Das Vorhaben
Die griechischen etymologischen Wörterbücher („Etymologika“) zählen zu den bedeutendsten lexikographischen Leistungen antiker und mittelalterlicher Wissensgeschichte in Europa. Sie wurden bis in die Renaissance und in die Neuzeit hinein produziert, genutzt und erweitert. Der Name dieser Lexika bezieht sich auf die antiken philosophischen und grammatikalischen Auseinandersetzungen mit der Sprache auf der Suche nach dem étymon, d.h. der ‚wahren Bedeutung‘ und der Essenz eines Wortes.
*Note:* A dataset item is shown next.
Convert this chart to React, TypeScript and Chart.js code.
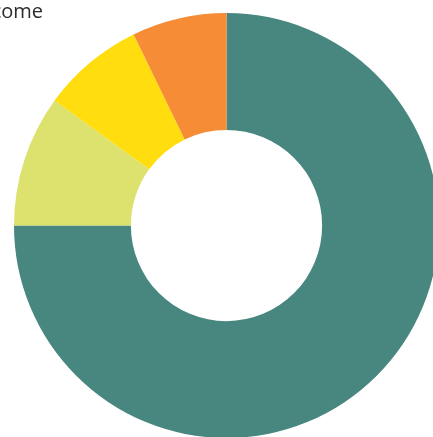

Während die Etymologie sich heute ausschließlich der sprachwissenschaftlichen Untersuchung der Entstehung und Entwicklung der Wörter und ihrer Bedeutungen widmet, ist die etymologische Praxis in Antike und Mittelalter auch außerhalb der Lexikographie eine weit verbreitete Denk- und Argumentationsform sowie ein heuristisches Instrument, das in Philosophie, Dichtung, Rhetorik und Politik verwendet wird, um das Wesen eines Begriffes oder einer Sache genau und überzeugend zu erklären. Ein herausragendes literarisches Zeugnis, das diese Form etymologischen Denkens und Argumentierens präsentiert und seine Möglichkeiten, die Sprachrichtigkeit festzustellen, analysiert und kritisch betrachtet, ist der platonische Dialog „Kratylos“. Auf die Entwicklung der Etymologie in Antike, Spätantike und Mittelalter hat dieses Werk eine nicht zu unterschätzende Wirkung ausgeübt. Daneben sind besonders die stoische Philosophie und die Untersuchungen der hellenistischen Philologen und der Grammatiker aus der Kaiserzeit als wichtige Inspirationsquellen für die Ausgestaltung und Weiterentwicklung der etymologischen Arbeit zu nennen. Auf diesen starken wissenschaftlichen Traditionen und ihren theoretischen Prämissen basieren die in der Spätantike und in der frühbyzantinischen Zeit neu geschaffenen etymologisch-lexikographischen Arbeiten. Sie kompilieren das frühere Material und sind für uns damit wichtige (und oft die einzigen) Quellen; dennoch sind sie als eigenständige Werke konzipiert und als solche zu untersuchen, zu verstehen und in die lexikographische Tradition einzuordnen, wodurch überhaupt erst ein methodischer Zugang zu dem bewahrten Material möglich wird. Das in den byzantinischen Etymologika gespeicherte Wissen ist ein wichtiger, bisher unzureichend erforschter Teil des literarischen und sprachwissenschaftlichen Erbes der griechischen Kultur.
Im Vordergrund des Projekts steht die erste vollständige kritische Edition des wirkmächtigen „Etymologicum Gudianum“ mit englischer Übersetzung und Kommentar. Geplant sind sowohl eine gedruckte Ausgabe als auch umfängliche Online-Ressourcen, um die Arbeitsergebnisse einem breiteren Publikum zugänglich zu machen. Begleitend wird die Produktion und Nutzung der Manuskripte mit ihren mehrschichtigen Text- und Bearbeitungsstufen detailliert untersucht werden. Dadurch wird es möglich, das kulturelle Umfeld der Herstellung und Verbreitung dieser Handschriften sowie ihren Sitz im Leben als Wissensträger und -vermittler zu bestimmen.